Cette semaine, Human Rights Watch a d’ailleurs fustigé le manque d’indépendance de la justice vénézuélienne (en anglais), appelant l’Organisation des États américains (OEA) à agir. Mais même si l’OEA prenait cet appel au sérieux, il lui serait difficile d’exercer une quelconque influence sur Caracas.

"La tenue d’un référendum révocatoire est peu probable, quasi impossible", juge Carlos Malamud, notant que le vice-président Aristobulo Isturiz, fidèle à Maduro, a exclu la possibilité d’un vote populaire lundi 16 mai, dénonçant un processus entaché de fraudes.

Le même jour, le chef de la commission encadrant la tentative de référendum, Jorge Rodriguez, par ailleurs nommé par Nicolas Maduro, a affirmé que des milliers de signatures provenaient de Vénézuéliens décédés.

Le lendemain, Nicolas Maduro emboîtait le pas des deux hommes et évoquait lui aussi des "fraudes", annonçant que ce référendum, pas "viable", n'allait pas "aboutir".

Une date butoir imminente

"Je ne crois pas que les deux situations [brésilienne et vénézuélienne] soient similaires", estime Anna Ayuso, directrice de recherche au Barcelona Centre for International Affairs. "Cela fait longtemps que l’opposition vénézuélienne joue la carte du référendum alors que l’impeachment de Rousseff n’est devenu possible que lorsque le Parti de la social-démocratie brésilienne [le PSDB, avec qui elle a d’abord gouverné] l’a laissée tomber. Au Venezuela, l’opposition a toujours été sur la même longueur d’onde."

La chercheuse a toutefois convenu que le succès du référendum vénézuélien était improbable. Ne serait-ce qu’en raison de la date butoir, difficilement tenable selon elle. Le vote populaire doit en effet avoir lieu avant la fin de l’année 2016 pour déclencher de nouvelles élections. Or, avec le soutien de la Cour suprême, Nicolas Maduro peut retarder l’échéance.
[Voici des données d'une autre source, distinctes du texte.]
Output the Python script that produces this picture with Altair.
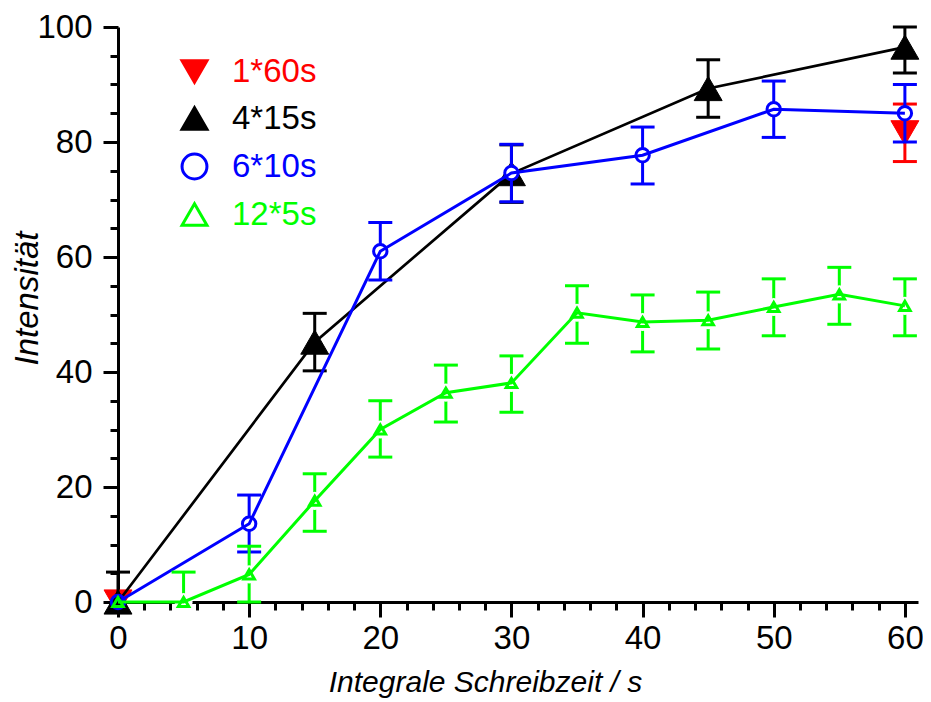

Si le référendum a lieu en 2017 et que l’actuel président est révoqué, le vice-président Aristobulo Isturiz, tout acquis à Maduro, le remplacera jusqu’au terme de son mandat. La manœuvre perdrait donc de son utilité.

Gagner du temps

L’opposition vénézuélienne a appelé à manifester, mercredi 18 mai, contre l’état d’urgence et contre les manœuvres visant à retarder leur référendum, laissant craindre un nouvel épisode de violences. En 2014, 43 personnes avaient été tuées lors de heurts entre les manifestants et la police. Pour Anna Ayuso, le danger est réel, en dépit des efforts de l’opposition pour empêcher de tels débordements.

"Eu égard à ce qui s’est passé en 2014, l’opposition s’est abstenue d’appeler à de violentes manifestations mais le risque subsiste, surtout à Caracas qui est l’une des villes les plus dangereuses au monde", estime Anna Ayuso.

L’armée joue un rôle clé dans le maintien de l’ordre au Venezuela, poursuit la chercheuse. En cas d’émeutes, son comportement sera déterminant pour l’avenir du président Maduro. Jusqu’ici, les militaires ont indiqué vouloir éviter la confrontation avec les civils.

Alors que le Venezuela ne devrait pas sortir de récession avant fin 2017, Nicolas Maduro semble aussi accuser un déficit de popularité. "Il sait qu’il perdrait si des élections étaient organisées aujourd’hui, estime Anna Ayuso. Le mieux qu’il puisse faire est donc de temporiser et d’espérer reprendre la main sur le pays."